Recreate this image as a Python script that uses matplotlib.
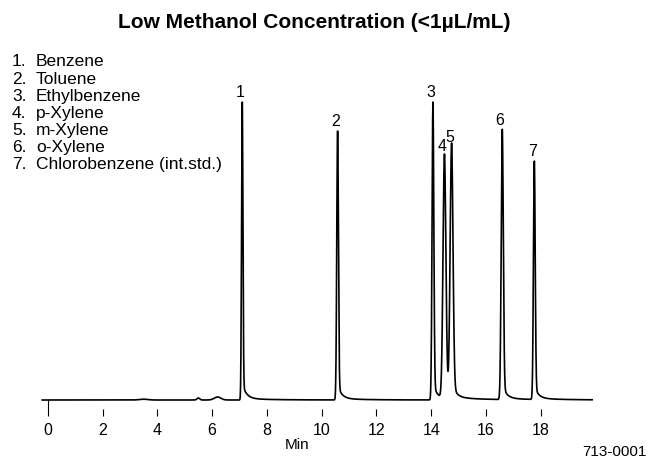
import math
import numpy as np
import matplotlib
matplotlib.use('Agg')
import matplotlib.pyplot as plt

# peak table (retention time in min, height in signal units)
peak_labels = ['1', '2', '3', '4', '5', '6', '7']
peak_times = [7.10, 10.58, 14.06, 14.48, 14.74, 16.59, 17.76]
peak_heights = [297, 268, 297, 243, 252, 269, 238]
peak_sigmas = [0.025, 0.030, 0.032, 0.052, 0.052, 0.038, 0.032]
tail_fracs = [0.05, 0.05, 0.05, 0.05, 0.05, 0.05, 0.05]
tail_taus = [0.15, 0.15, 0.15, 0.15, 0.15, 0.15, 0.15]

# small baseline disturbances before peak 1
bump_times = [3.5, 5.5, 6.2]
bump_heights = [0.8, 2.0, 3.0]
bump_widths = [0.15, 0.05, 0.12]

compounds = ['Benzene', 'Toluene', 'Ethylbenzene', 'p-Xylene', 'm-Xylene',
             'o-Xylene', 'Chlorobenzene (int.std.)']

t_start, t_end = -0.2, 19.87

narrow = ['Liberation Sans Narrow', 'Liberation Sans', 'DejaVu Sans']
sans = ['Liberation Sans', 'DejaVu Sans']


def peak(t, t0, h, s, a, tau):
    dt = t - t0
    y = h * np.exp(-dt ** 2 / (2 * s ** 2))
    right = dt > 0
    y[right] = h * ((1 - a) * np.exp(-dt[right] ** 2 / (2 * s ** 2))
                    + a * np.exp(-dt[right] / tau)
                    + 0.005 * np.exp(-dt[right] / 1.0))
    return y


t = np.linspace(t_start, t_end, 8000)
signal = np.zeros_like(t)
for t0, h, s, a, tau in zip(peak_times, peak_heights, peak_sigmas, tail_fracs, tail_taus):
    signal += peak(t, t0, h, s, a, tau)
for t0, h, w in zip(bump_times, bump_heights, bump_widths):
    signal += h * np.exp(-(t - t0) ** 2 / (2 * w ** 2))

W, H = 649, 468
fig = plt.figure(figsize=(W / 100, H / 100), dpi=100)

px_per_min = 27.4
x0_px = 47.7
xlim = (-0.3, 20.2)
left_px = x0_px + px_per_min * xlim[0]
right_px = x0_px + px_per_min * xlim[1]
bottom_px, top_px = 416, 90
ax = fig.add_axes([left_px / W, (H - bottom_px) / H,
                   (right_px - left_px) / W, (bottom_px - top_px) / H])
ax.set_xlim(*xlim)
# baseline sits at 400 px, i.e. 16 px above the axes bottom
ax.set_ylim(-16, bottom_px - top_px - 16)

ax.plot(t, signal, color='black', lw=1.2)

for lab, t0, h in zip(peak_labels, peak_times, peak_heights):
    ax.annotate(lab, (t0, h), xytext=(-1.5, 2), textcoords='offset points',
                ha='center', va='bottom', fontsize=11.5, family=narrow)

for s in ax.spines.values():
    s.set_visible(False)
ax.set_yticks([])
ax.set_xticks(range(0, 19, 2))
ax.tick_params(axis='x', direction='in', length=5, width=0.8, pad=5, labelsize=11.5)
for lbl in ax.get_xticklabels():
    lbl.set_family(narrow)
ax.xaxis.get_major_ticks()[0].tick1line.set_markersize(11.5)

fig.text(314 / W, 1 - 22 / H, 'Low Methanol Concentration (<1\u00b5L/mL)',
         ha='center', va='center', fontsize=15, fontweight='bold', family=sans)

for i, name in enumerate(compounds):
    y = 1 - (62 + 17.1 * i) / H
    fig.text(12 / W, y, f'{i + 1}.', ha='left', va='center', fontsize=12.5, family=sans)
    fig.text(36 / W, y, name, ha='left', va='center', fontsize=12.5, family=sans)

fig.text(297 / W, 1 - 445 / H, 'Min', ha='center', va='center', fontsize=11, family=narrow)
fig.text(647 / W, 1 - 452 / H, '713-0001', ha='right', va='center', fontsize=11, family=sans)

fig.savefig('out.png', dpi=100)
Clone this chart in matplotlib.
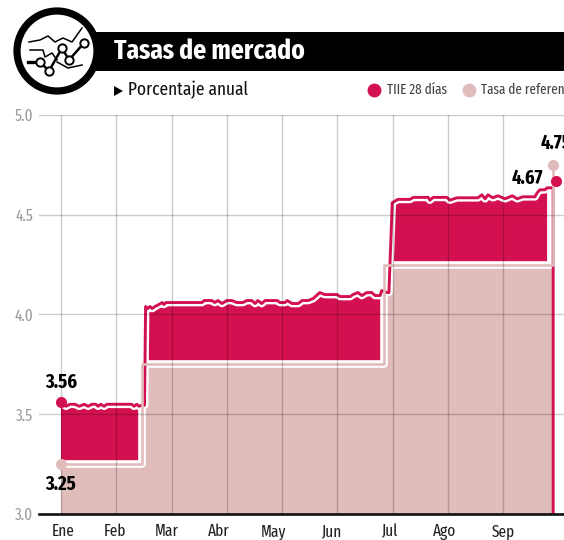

= = =

WHAT YOU SHOULD DO -
Would you reproduce the lines above, from the very first through the line containing "sans = ['Liberation Sans', 'DejaVu Sans']", exactly and without the pictures?

RESPONSE -
Recreate this image as a Python script that uses matplotlib.
import math
import numpy as np
import matplotlib
matplotlib.use('Agg')
import matplotlib.pyplot as plt

# peak table (retention time in min, height in signal units)
peak_labels = ['1', '2', '3', '4', '5', '6', '7']
peak_times = [7.10, 10.58, 14.06, 14.48, 14.74, 16.59, 17.76]
peak_heights = [297, 268, 297, 243, 252, 269, 238]
peak_sigmas = [0.025, 0.030, 0.032, 0.052, 0.052, 0.038, 0.032]
tail_fracs = [0.05, 0.05, 0.05, 0.05, 0.05, 0.05, 0.05]
tail_taus = [0.15, 0.15, 0.15, 0.15, 0.15, 0.15, 0.15]

# small baseline disturbances before peak 1
bump_times = [3.5, 5.5, 6.2]
bump_heights = [0.8, 2.0, 3.0]
bump_widths = [0.15, 0.05, 0.12]

compounds = ['Benzene', 'Toluene', 'Ethylbenzene', 'p-Xylene', 'm-Xylene',
             'o-Xylene', 'Chlorobenzene (int.std.)']

t_start, t_end = -0.2, 19.87

narrow = ['Liberation Sans Narrow', 'Liberation Sans', 'DejaVu Sans']
sans = ['Liberation Sans', 'DejaVu Sans']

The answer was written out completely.